But turmoil in the markets is likely to grow as the nation draws closer to the Oct. 17 deadline for raising the debt ceiling.
Business groups are concerned about the debt-limit increase, which the administration says is needed to avoid a catastrophic default, and say the government shutdown has already damaged the economy.
Spending represents 70 percent of all economic activity in the country.
Shay called the figures "deeply disturbing" and said that "a lasting decline in consumer confidence is likely to translate into increased unemployment and slower growth in coming months."
The NRF has joined other groups, such as the National Association of Manufacturers and the Business Roundtable, in expressing their frustration at congressional inaction.
Over the coming days, the organization said it would be coordinating with retailers and small business owners and engaging members and grassroots advocates in its call to reopen the government.

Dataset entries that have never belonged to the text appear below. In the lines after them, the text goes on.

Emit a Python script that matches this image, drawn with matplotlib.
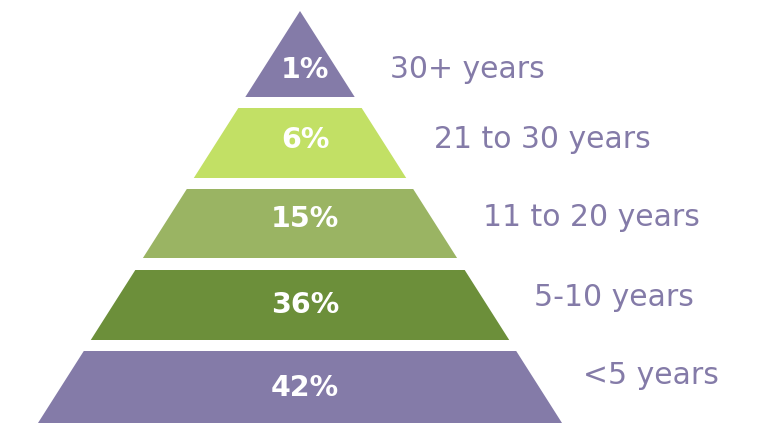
import matplotlib.pyplot as plt
from matplotlib.patches import Polygon

# tenure bands, top of pyramid first
labels = ["30+ years", "21 to 30 years", "11 to 20 years", "5-10 years", "<5 years"]
shares = [1, 6, 15, 36, 42]
colors = ["#847BA8", "#C2E065", "#9AB463", "#6C8F3A", "#847BA8"]

# vertical extent of each layer (pixels from top)
bands = [(11, 97), (108, 178), (189, 258), (270, 340), (351, 423)]
pct_y = [70, 140, 219, 305, 388]
label_y = [70, 140, 217, 297, 375]

apex_x, apex_y = 300, 11
slope = 262 / 412  # half-width growth per pixel down

W, H = 759, 423
fig = plt.figure(figsize=(W / 100, H / 100), dpi=100)
ax = fig.add_axes([0, 0, 1, 1])
ax.set_xlim(0, W)
ax.set_ylim(H, 0)
ax.axis("off")


def half_width(y):
    return (y - apex_y) * slope


for (y0, y1), c, p, py, lab, ly in zip(bands, colors, shares, pct_y, labels, label_y):
    w0, w1 = half_width(y0), half_width(y1)
    poly = Polygon([(apex_x - w0, y0), (apex_x + w0, y0),
                    (apex_x + w1, y1), (apex_x - w1, y1)],
                   closed=True, facecolor=c, edgecolor="none")
    ax.add_patch(poly)
    ax.text(apex_x + 5, py, f"{p}%", ha="center", va="center",
            color="white", fontsize=20.5, fontweight="bold", family="DejaVu Sans")
    ax.text(apex_x + half_width(ly) + 52, ly, lab, ha="left", va="center",
            color="#847BA8", fontsize=21.5, family="DejaVu Sans")

fig.savefig("out.png", dpi=100)
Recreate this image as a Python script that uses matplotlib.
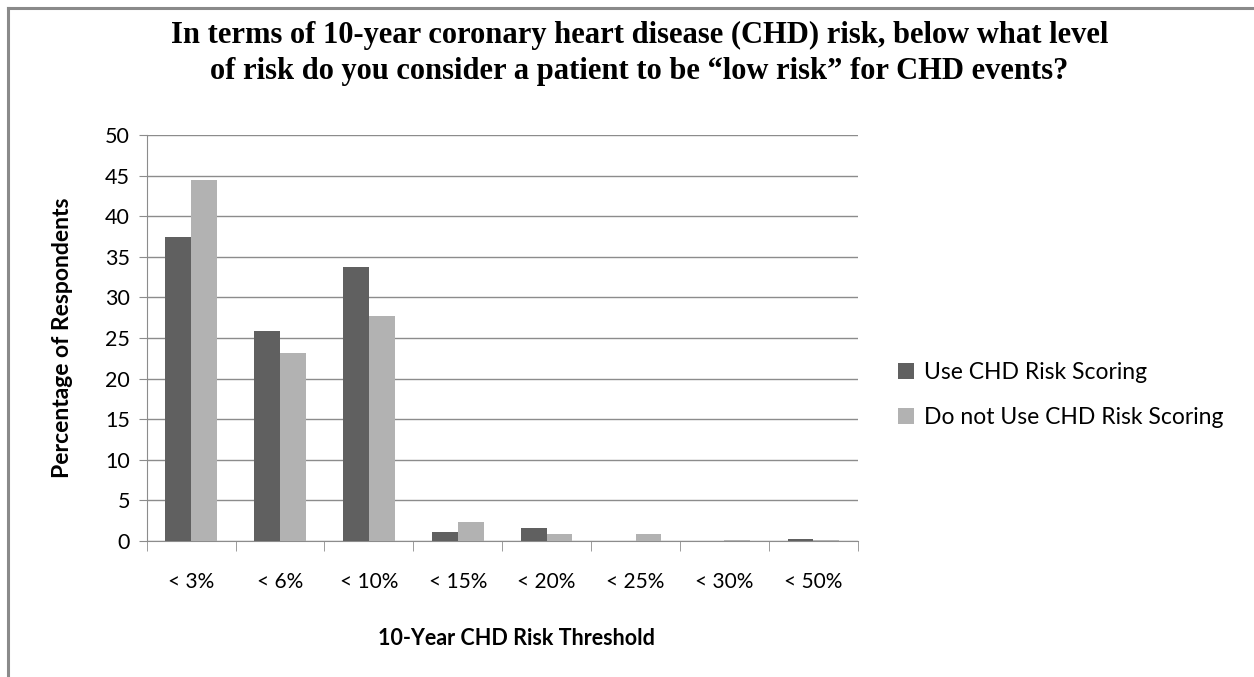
import numpy as np
import matplotlib
matplotlib.use("Agg")
import matplotlib.pyplot as plt
from matplotlib.lines import Line2D
from matplotlib.patches import Patch

# ------------------------------------------------------------------ #
#  Data
# ------------------------------------------------------------------ #

CATEGORIES = ["< 3%", "< 6%", "< 10%", "< 15%", "< 20%", "< 25%", "< 30%", "< 50%"]
USE_SCORING = [37.4, 25.8, 33.7, 1.1, 1.6, 0.0, 0.0, 0.2]
NO_SCORING = [44.5, 23.1, 27.7, 2.4, 0.8, 0.8, 0.15, 0.15]
SERIES_NAMES = ["Use CHD Risk Scoring", "Do not Use CHD Risk Scoring"]
Y_TICKS = list(range(0, 51, 5))

TITLE = ("In terms of 10-year coronary heart disease (CHD) risk, below what level\n"
         "of risk do you consider a patient to be \u201clow risk\u201d for CHD events?")
X_LABEL = "10-Year CHD Risk Threshold"
Y_LABEL = "Percentage of Respondents"

DARK = "#606060"
LIGHT = "#b2b2b2"
GRID = "#8c8c8c"

# ------------------------------------------------------------------ #
#  Plot
# ------------------------------------------------------------------ #

fig = plt.figure(figsize=(12.54, 6.77), dpi=100)
ax = fig.add_axes([0.117, 0.2009, 0.567, 0.5997])

x = np.arange(len(CATEGORIES))
w = 0.29
ax.bar(x - w / 2, USE_SCORING, width=w, color=DARK, zorder=3)
ax.bar(x + w / 2, NO_SCORING, width=w, color=LIGHT, zorder=3)

ax.set_xlim(-0.5, len(CATEGORIES) - 0.5)
ax.set_ylim(0, 50)
ax.set_yticks(Y_TICKS)
ax.yaxis.grid(True, color=GRID, linewidth=1.0, zorder=0)
ax.set_axisbelow(True)

# category labels centred, tick marks on the boundaries
ax.set_xticks(x)
ax.set_xticklabels(CATEGORIES, fontsize=15, family="Lato")
ax.tick_params(axis="x", which="major", length=0, pad=22)
ax.set_xticks(np.arange(len(CATEGORIES) + 1) - 0.5, minor=True)
ax.tick_params(axis="x", which="minor", length=7, color=GRID, direction="out")
ax.tick_params(axis="y", length=6, color=GRID, labelsize=15.5, pad=6)
for lab in ax.get_yticklabels():
    lab.set_family("Lato")

for side in ["top", "right"]:
    ax.spines[side].set_visible(False)
for side in ["left", "bottom"]:
    ax.spines[side].set_color(GRID)

ax.set_xlabel(X_LABEL, fontsize=15.5, fontweight="bold", family="Lato")
ax.xaxis.set_label_coords(0.52, -0.215)
ax.set_ylabel(Y_LABEL, fontsize=16.5, fontweight="bold", family="Lato")
ax.yaxis.set_label_coords(-0.103, 0.5)

fig.text(0.51, 0.921, TITLE, ha="center", va="center", fontsize=22,
         fontweight="bold", family="Liberation Serif", linespacing=1.35)

handles = [Patch(facecolor=DARK), Patch(facecolor=LIGHT)]
fig.legend(handles, SERIES_NAMES, loc="center left", bbox_to_anchor=(0.7, 0.416),
           frameon=False, prop={"family": "Lato", "size": 16.5},
           handlelength=0.7, handleheight=0.7, handletextpad=0.4, labelspacing=1.05)

# outer chart frame (left and top edges visible)
fig.add_artist(Line2D([0.0065, 0.0065], [0.0, 0.988], transform=fig.transFigure,
                      color="#8a8a8a", linewidth=2.2))
fig.add_artist(Line2D([0.0065, 1.0], [0.988, 0.988], transform=fig.transFigure,
                      color="#8a8a8a", linewidth=2.2))

fig.savefig("out.png", dpi=100)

Meanwhile, on Tuesday, the National Association of Manufacturers (NAM) sent a letter to congressional leaders imploring them to raise the debt limit.
"The failure of policymakers to address this critical issue is injecting uncertainty in the U.S. economy, hampering the ability of manufacturers and the broader business community to compete, invest and create new jobs," wrote Jay Timmons, president and CEO of NAM.
"Our nation’s economic future depends on your actions," Timmons said. "Now is the time to rise above partisan differences and put the nation’s best interests first by addressing the debt limit."
Shay said the government shutdown has prevented the release of many valuable economic indicators needed for retailers to make business decisions and said that "kicking the can down the road ... is an irresponsible approach to the problems confronting our nation."
"We need leadership from both ends of Pennsylvania Avenue on the key issues facing our country, particularly policies that put the economy on a firm footing for long-term growth."
He suggested President Obama and congressional Republicans address policies that could entice both sides to seek a quick solution, including tax and entitlement reform, and new trade programs.